China and India have always been seperated not only by the Himalayas, but also by the impenetrable jungle and remote areas that once stretched across Burma. Now this last great frontier will likely vanish - forests cut down, dirt roads replaced by superhighways, insurgencies ended - leaving China and India exposed to each other as never before. This basic shift in geography is as profound as the opening of the Suez Canal and is taking place just as the centre of the world's economy moves to the East.
Thant Myint-U has travelled extensively across this vast territory, where high-speed trains and gleaming shopping malls now sit alongside the last remaining forests and impoverished mountain communities. In Where China Meets India he explores the new strategic centrality of Burma, the country of his ancestry, where Asia's two rising giant powers - China and India - appear to be vying for supremacy.
Part travelogue, part history, part investigation, Where China Meets India takes us across the fast-changing Asian frontier, giving us a masterful account of the region's long and rich history and its sudden significance for the rest of the world.
Thant Myint-U is the author of The River of Lost Footsteps and has written articles for the New York Times, the Washington Post and the New Statesman. He has worked alongside Kofi Annan at the UN's Department of Political Affairs and currently works as a special consultant to the Burmese government.

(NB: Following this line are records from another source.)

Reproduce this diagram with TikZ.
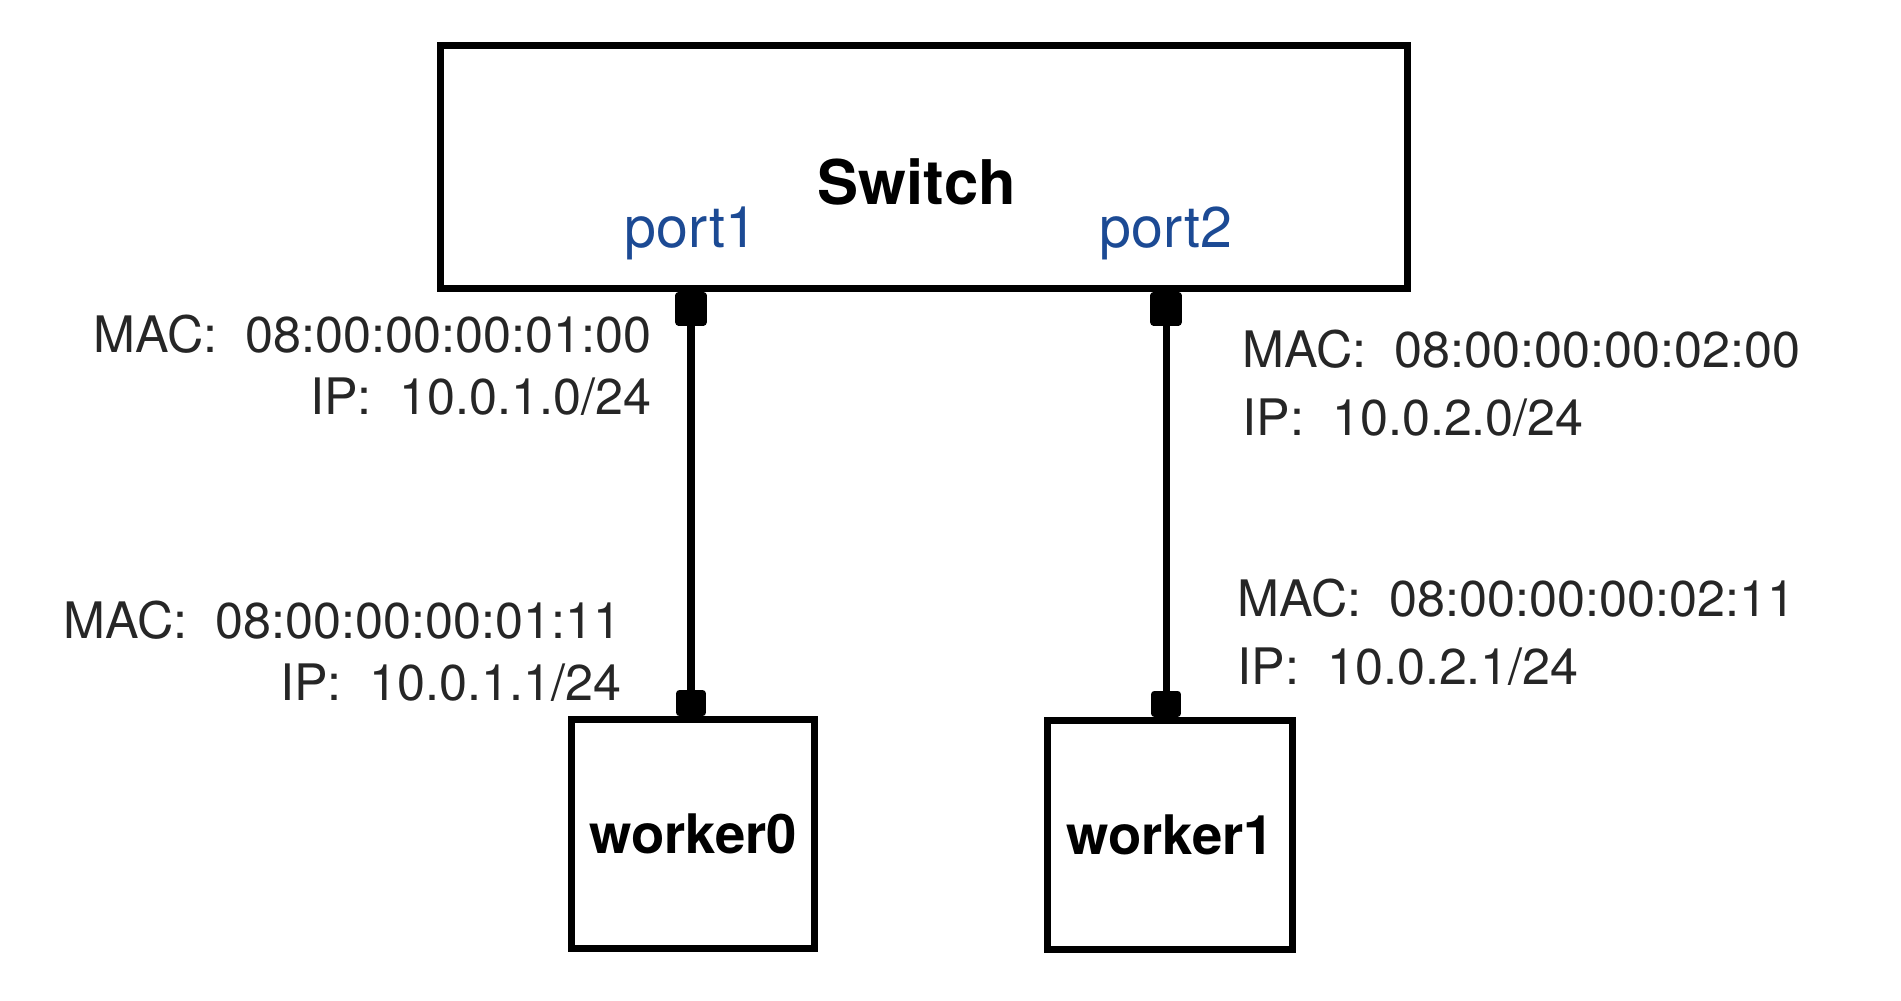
\documentclass[tikz,border=0pt]{standalone}
\usepackage{fontspec}
\setmainfont{TeX Gyre Heros}
\usetikzlibrary{arrows.meta, positioning}
\definecolor{portblue}{RGB}{28,74,148}

\begin{document}
\begin{tikzpicture}[x=0.01cm, y=-0.01cm]
    \tikzstyle{box} = [draw, line width=2pt, inner sep=0pt]
    \tikzstyle{addr} = [inner sep=0pt, text=black!85, font=\fontsize{14.3}{17.5}\selectfont]
    \tikzstyle{link} = [line width=2pt, {Rectangle[length=9.5pt, width=9pt, round]}-{Rectangle[length=7.5pt, width=8.5pt, round]}]
    \useasboundingbox (0, 0) rectangle (1901, 1000);

    % switch
    \node [box, minimum width=9.67cm, minimum height=2.43cm] (switch) at (924, 167) {};
    \node [font=\fontsize{17.5}{20}\selectfont\bfseries] (switchname) at (917, 182) {Switch};
    \node [text=portblue, font=\fontsize{16.3}{19}\selectfont] (port1) at (691, 233) {port1};
    \node [text=portblue, font=\fontsize{16.3}{19}\selectfont] (port2) at (1166, 233) {port2};

    % workers
    \node [box, minimum width=2.42cm, minimum height=2.28cm, font=\fontsize{15.5}{18}\selectfont\bfseries] (worker0) at (693, 834) {worker0};
    \node [box, minimum width=2.44cm, minimum height=2.29cm, font=\fontsize{15.5}{18}\selectfont\bfseries] (worker1) at (1170, 835) {worker1};

    \draw [link] (port1 |- switch.south) -- (port1 |- worker0.north);
    \draw [link] (port2 |- switch.south) -- (port2 |- worker1.north);

    % addresses
    \node [addr, anchor=east, align=right] (sw1addr) at (652, 365) {MAC:~~08:00:00:00:01:00\\IP:~~10.0.1.0/24\hspace{0.9pt}};
    \node [addr, anchor=east, align=right] (w0addr) at (622, 651) {MAC:~~08:00:00:00:01:11\\IP:~~10.0.1.1/24\hspace{0.5pt}};
    \node [addr, anchor=west, align=left, font=\fontsize{14.3}{19.5}\selectfont] (sw2addr) at (1242, 383) {MAC:~~08:00:00:00:02:00\\IP:~~10.0.2.0/24};
    \node [addr, anchor=west, align=left, font=\fontsize{14.3}{19.5}\selectfont] (w1addr) at (1237, 632) {MAC:~~08:00:00:00:02:11\\IP:~~10.0.2.1/24};
\end{tikzpicture}
\end{document}
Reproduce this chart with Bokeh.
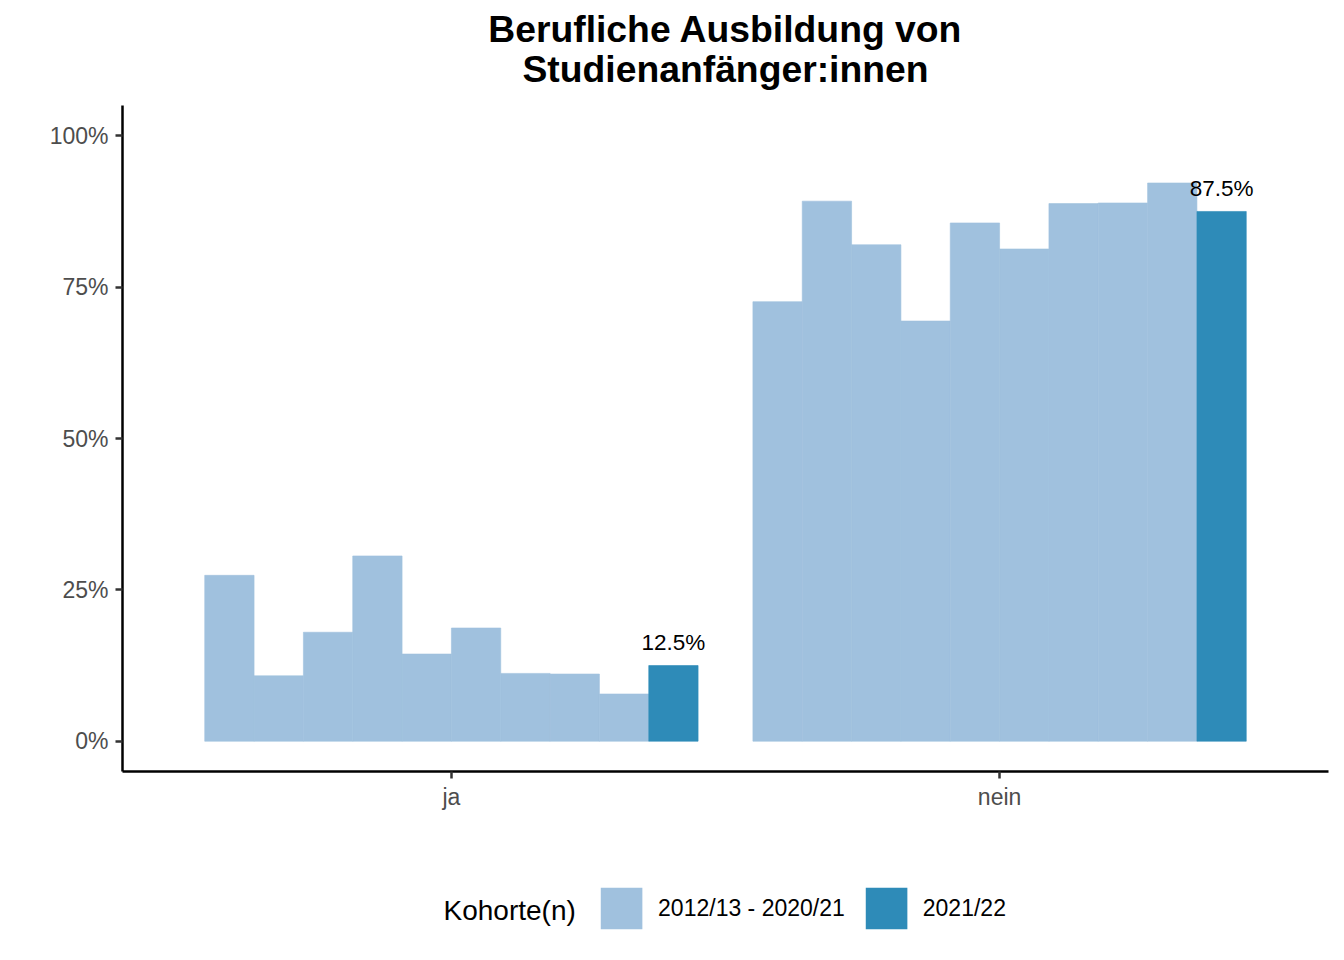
from bokeh.plotting import figure
from bokeh.layouts import column
from bokeh.models import ColumnDataSource, FixedTicker, Legend, LegendItem, Label, Range1d
from bokeh.core.properties import value
from bokeh.embed import file_html
from bokeh.resources import INLINE

# ---- data ----
categories = ["ja", "nein"]
cohorts = ["2012/13", "2013/14", "2014/15", "2015/16", "2016/17",
           "2017/18", "2018/19", "2019/20", "2020/21", "2021/22"]
ja_values = [27.4, 10.8, 18.0, 30.6, 14.4, 18.7, 11.2, 11.1, 7.8, 12.5]
nein_values = [72.6, 89.2, 82.0, 69.4, 85.6, 81.3, 88.8, 88.9, 92.2, 87.5]
y_ticks = [0, 25, 50, 75, 100]
y_tick_labels = ["0%", "25%", "50%", "75%", "100%"]
legend_labels = ["2012/13 - 2020/21", "2021/22"]
title_lines = ["Berufliche Ausbildung von", "Studienanfänger:innen"]
legend_title = "Kohorte(n)"

LIGHT = "#a0c1de"
DARK = "#2e8bb8"
FONT = "Liberation Sans"
W = 1336
X_RANGE = (0.4, 2.6)

# dodge layout (ggplot-like, total width 0.9)
n = len(cohorts)
dodge_total = 0.9
bw = dodge_total / n
values_by_cat = {"ja": ja_values, "nein": nein_values}

hist = dict(x=[], top=[])
cur = dict(x=[], top=[], lab=[])
for ci, cat in enumerate(categories):
    center = ci + 1
    for k, v in enumerate(values_by_cat[cat]):
        xpos = center - dodge_total / 2 + bw * (k + 0.5)
        if k < n - 1:
            hist["x"].append(xpos); hist["top"].append(v)
        else:
            cur["x"].append(xpos); cur["top"].append(v)
            cur["lab"].append(f"{v:.1f}%")


def bare(fig):
    fig.outline_line_color = None
    fig.background_fill_color = "white"
    fig.border_fill_color = "white"
    return fig


# ---- title strip ----
tfig = bare(figure(width=W, height=100, output_backend="svg", toolbar_location=None,
                   x_range=Range1d(*X_RANGE), y_range=Range1d(0, 100),
                   x_axis_location=None, y_axis_location=None,
                   min_border_left=122, min_border_right=8, min_border_top=0, min_border_bottom=0))
tfig.grid.visible = False
for line, yb in zip(title_lines, [72.0, 31.3]):
    tfig.add_layout(Label(x=sum(X_RANGE) / 2, y=yb, text=line, text_align="center",
                          text_baseline="alphabetic", text_font=FONT, text_font_size="37.3px",
                          text_font_style="bold", text_color="black"))

# ---- main chart ----
p = bare(figure(width=W, height=751, output_backend="svg", toolbar_location=None,
                x_range=Range1d(*X_RANGE), y_range=Range1d(-5, 105),
                min_border_left=122, min_border_right=8, min_border_top=5, min_border_bottom=80))
p.xgrid.visible = False
p.ygrid.visible = False

p.vbar(x="x", top="top", bottom=0, width=bw, source=ColumnDataSource(hist),
       fill_color=LIGHT, line_color=LIGHT, line_width=0.6)
p.vbar(x="x", top="top", bottom=0, width=bw, source=ColumnDataSource(cur),
       fill_color=DARK, line_color=DARK, line_width=0.6)
p.text(x="x", y="top", text="lab", source=ColumnDataSource(cur),
       text_align="center", text_baseline="alphabetic", y_offset=-23,
       text_font=value(FONT), text_font_size="22.5px", text_color="black")

for ax in (p.xaxis[0], p.yaxis[0]):
    ax.axis_line_width = 2.5
    ax.axis_line_color = "black"
    ax.major_tick_line_width = 2.5
    ax.major_tick_line_color = "#333333"
    ax.major_tick_out = 7
    ax.major_tick_in = 0
    ax.minor_tick_line_color = None
    ax.major_label_text_font = FONT
    ax.major_label_text_font_size = "23px"
    ax.major_label_text_color = "#4d4d4d"

p.xaxis[0].ticker = FixedTicker(ticks=[i + 1 for i in range(len(categories))])
p.xaxis[0].major_label_overrides = {i + 1: c for i, c in enumerate(categories)}
p.xaxis[0].major_label_standoff = 5
p.yaxis[0].ticker = FixedTicker(ticks=y_ticks)
p.yaxis[0].major_label_overrides = {t: l for t, l in zip(y_ticks, y_tick_labels)}
p.yaxis[0].major_label_standoff = 7

# ---- legend strip ----
lfig = bare(figure(width=W, height=101, output_backend="svg", toolbar_location=None,
                   x_range=Range1d(*X_RANGE), y_range=Range1d(0, 88),
                   x_axis_location=None, y_axis_location=None,
                   min_border_left=122, min_border_right=8, min_border_top=13, min_border_bottom=0))
lfig.grid.visible = False
# zero-height proxy glyphs: only their legend swatches are seen
proxy = dict(x=[X_RANGE[0]], top=[0])
l_blank = lfig.vbar(x="x", top="top", bottom=0, width=bw, source=ColumnDataSource(proxy),
                    fill_alpha=0, line_alpha=0)
l_hist = lfig.vbar(x="x", top="top", bottom=0, width=bw, source=ColumnDataSource(proxy),
                   fill_color=LIGHT, line_color=None)
l_cur = lfig.vbar(x="x", top="top", bottom=0, width=bw, source=ColumnDataSource(proxy),
                  fill_color=DARK, line_color=None)
legend = Legend(items=[LegendItem(label=" ", renderers=[l_blank]),
                       LegendItem(label=legend_labels[0], renderers=[l_hist]),
                       LegendItem(label=legend_labels[1], renderers=[l_cur])],
                orientation="horizontal", location="center",
                glyph_width=52, glyph_height=52, label_standoff=11, spacing=15, label_width=73,
                padding=0, margin=0, border_line_alpha=0, background_fill_alpha=0,
                label_text_font=FONT, label_text_font_size="23px", label_text_color="black")
lfig.add_layout(legend)
lfig.add_layout(Label(x=0.9856, y=42.5, text=legend_title, text_align="left", text_baseline="alphabetic",
                      text_font=FONT, text_font_size="28px", text_color="black"))

layout = column(tfig, p, lfig, spacing=0)
open("out.html", "w").write(file_html(layout, INLINE))
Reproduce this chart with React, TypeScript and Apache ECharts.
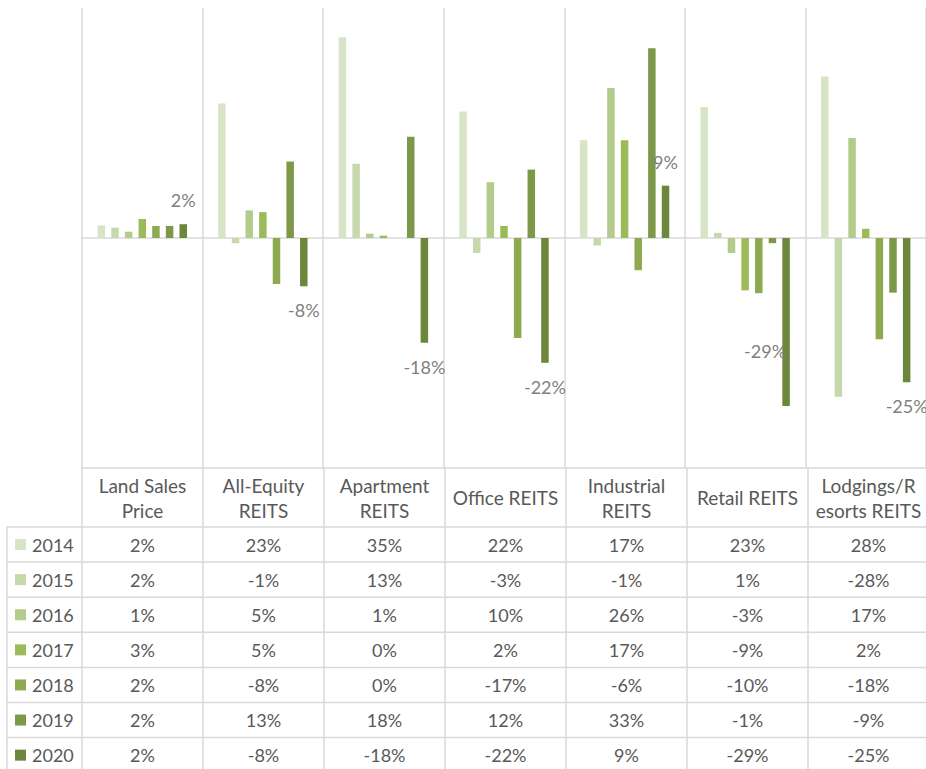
import React, { useEffect, useRef } from "react";
import * as echarts from "echarts";

const categories = [
  "Land Sales\nPrice",
  "All-Equity\nREITS",
  "Apartment\nREITS",
  "Office REITS",
  "Industrial\nREITS",
  "Retail REITS",
  "Lodgings/R\nesorts REITS",
];
const years = ["2014", "2015", "2016", "2017", "2018", "2019", "2020"];
const v2014 = [2.2, 23.4, 34.9, 22.0, 17.0, 22.8, 28.1];
const v2015 = [1.8, -0.9, 12.9, -2.6, -1.3, 0.9, -27.6];
const v2016 = [1.1, 4.8, 0.75, 9.7, 26.1, -2.6, 17.4];
const v2017 = [3.3, 4.5, 0.4, 2.1, 17.0, -9.1, 1.6];
const v2018 = [2.1, -8.0, 0, -17.4, -5.6, -9.6, -17.6];
const v2019 = [2.1, 13.3, 17.6, 11.9, 33.0, -0.9, -9.5];
const v2020 = [2.4, -8.4, -18.2, -21.7, 9.1, -29.2, -25.1];
const seriesValues = [v2014, v2015, v2016, v2017, v2018, v2019, v2020];
const colors = ["#D7E4C5", "#C6D9AC", "#B3CB8B", "#9BBB59", "#8DAA50", "#7E9849", "#6C863C"];

const FONT = "Lato, 'Open Sans', sans-serif";
const GRID_LEFT = 82;
const GRID_TOP = 8;
const GRID_H = 460;
const COL_W = 121;
const GRID_W = COL_W * categories.length;
const TABLE_LEFT = 7;
const HEADER_BOTTOM = 527;
const ROW_H = 35.1;
const LINE_COLOR = "#D9D9D9";
const TEXT_COLOR = "#595959";

const pct = (v: number) => `${Math.round(v)}%`;

export default function App() {
  const ref = useRef<HTMLDivElement>(null);
  useEffect(() => {
    if (!ref.current) return;
    const chart = echarts.init(ref.current, null, { renderer: "svg" });
    const right = GRID_LEFT + GRID_W;
    const bottom = 769;
    const elements: any[] = [];
    const line = (x1: number, y1: number, x2: number, y2: number) =>
      elements.push({
        type: "line",
        shape: { x1, y1, x2, y2 },
        style: { stroke: LINE_COLOR, lineWidth: 1.5 },
        silent: true,
      });
    line(GRID_LEFT, GRID_TOP + GRID_H, right, GRID_TOP + GRID_H);
    for (let k = 0; k <= years.length; k++) {
      const y = HEADER_BOTTOM + ROW_H * k;
      line(TABLE_LEFT, y, right, y);
    }
    line(TABLE_LEFT, HEADER_BOTTOM, TABLE_LEFT, bottom);
    for (let j = 0; j <= categories.length; j++) {
      const x = GRID_LEFT + COL_W * j;
      line(x, GRID_TOP + GRID_H, x, bottom);
    }
    categories.forEach((c, i) => {
      elements.push({
        type: "text",
        x: GRID_LEFT + COL_W * (i + 0.5),
        y: (GRID_TOP + GRID_H + HEADER_BOTTOM) / 2,
        style: {
          text: c,
          fill: TEXT_COLOR,
          fontSize: 19,
          fontFamily: FONT,
          lineHeight: 25,
          align: "center",
          verticalAlign: "middle",
          textAlign: "center",
          textVerticalAlign: "middle",
        },
        silent: true,
      });
    });
    years.forEach((yr, r) => {
      const cy = HEADER_BOTTOM + ROW_H * (r + 0.5);
      elements.push({
        type: "rect",
        shape: { x: 15, y: cy - 5.5, width: 11, height: 11 },
        style: { fill: colors[r] },
        silent: true,
      });
      elements.push({
        type: "text",
        x: 32,
        y: cy,
        style: {
          text: yr,
          fill: TEXT_COLOR,
          fontSize: 18,
          fontFamily: FONT,
          align: "left",
          verticalAlign: "middle",
          textAlign: "left",
          textVerticalAlign: "middle",
        },
        silent: true,
      });
      seriesValues[r].forEach((v, i) => {
        elements.push({
          type: "text",
          x: GRID_LEFT + COL_W * (i + 0.5),
          y: cy,
          style: {
            text: pct(v),
            fill: TEXT_COLOR,
            fontSize: 18,
            fontFamily: FONT,
            align: "center",
            verticalAlign: "middle",
            textAlign: "center",
            textVerticalAlign: "middle",
          },
          silent: true,
        });
      });
    });

    const series = years.map((yr, r) => ({
      name: yr,
      type: "bar",
      barWidth: 7.5,
      barGap: "82%",
      itemStyle: { color: colors[r] },
      data:
        r === years.length - 1
          ? seriesValues[r].map((v, i) =>
              i === 5
                ? { value: v, label: { position: "inside", offset: [-21, 29] } }
                : v
            )
          : seriesValues[r],
      label:
        r === years.length - 1
          ? {
              show: true,
              position: "outside",
              distance: 15,
              formatter: (p: any) => pct(p.value),
              color: "#7F7F7F",
              fontSize: 18,
              fontFamily: FONT,
            }
          : { show: false },
    }));

    chart.setOption({
      animation: false,
      grid: { left: GRID_LEFT, top: GRID_TOP, width: GRID_W, height: GRID_H, containLabel: false },
      xAxis: {
        type: "category",
        data: categories,
        axisLine: { show: true, onZero: true, lineStyle: { color: LINE_COLOR, width: 1.5 } },
        axisTick: { show: false },
        axisLabel: { show: false },
        splitLine: { show: true, interval: 0, lineStyle: { color: LINE_COLOR, width: 1.5 } },
      },
      yAxis: {
        type: "value",
        min: -40,
        max: 40,
        show: false,
        splitLine: { show: false },
      },
      series,
      graphic: { elements },
    });
    return () => chart.dispose();
  }, []);
  return (
    <div
      ref={ref}
      style={{ position: "fixed", left: 0, top: 0, width: 926, height: 769, background: "#fff" }}
    />
  );
}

Policy analysis, travelogue, and history combine in the latest from former UN diplomat Thant (The River of Lost Footsteps). Focuses on his home country of Burma, and the area encompassed by a diameter of 1,000 miles drawn from the city of Mandalay on the edge of the Shan Plateau, Thant suggests that this corner of the world (with a population of 600 million) is destined to become a bridge between Bengal, Bangladesh, India's North Eastern Provinces, and China's Yunnan province. As China moves down to the coast, the pipelines, refineries, hydro-electric dams, and transmission lines presently under construction are setting the stage. Thant foresees conditions in which both Burma's military rulers and India will seek to balance China's outreach, with a flowering of economic potential as a possible result. Thant's knowledge of Burma's history, peoples, cultures, and kingdoms brings focus to his travels through the area. The constant interplay between his experiences and knowledge of the region make this book a gem, with myriad rare insights.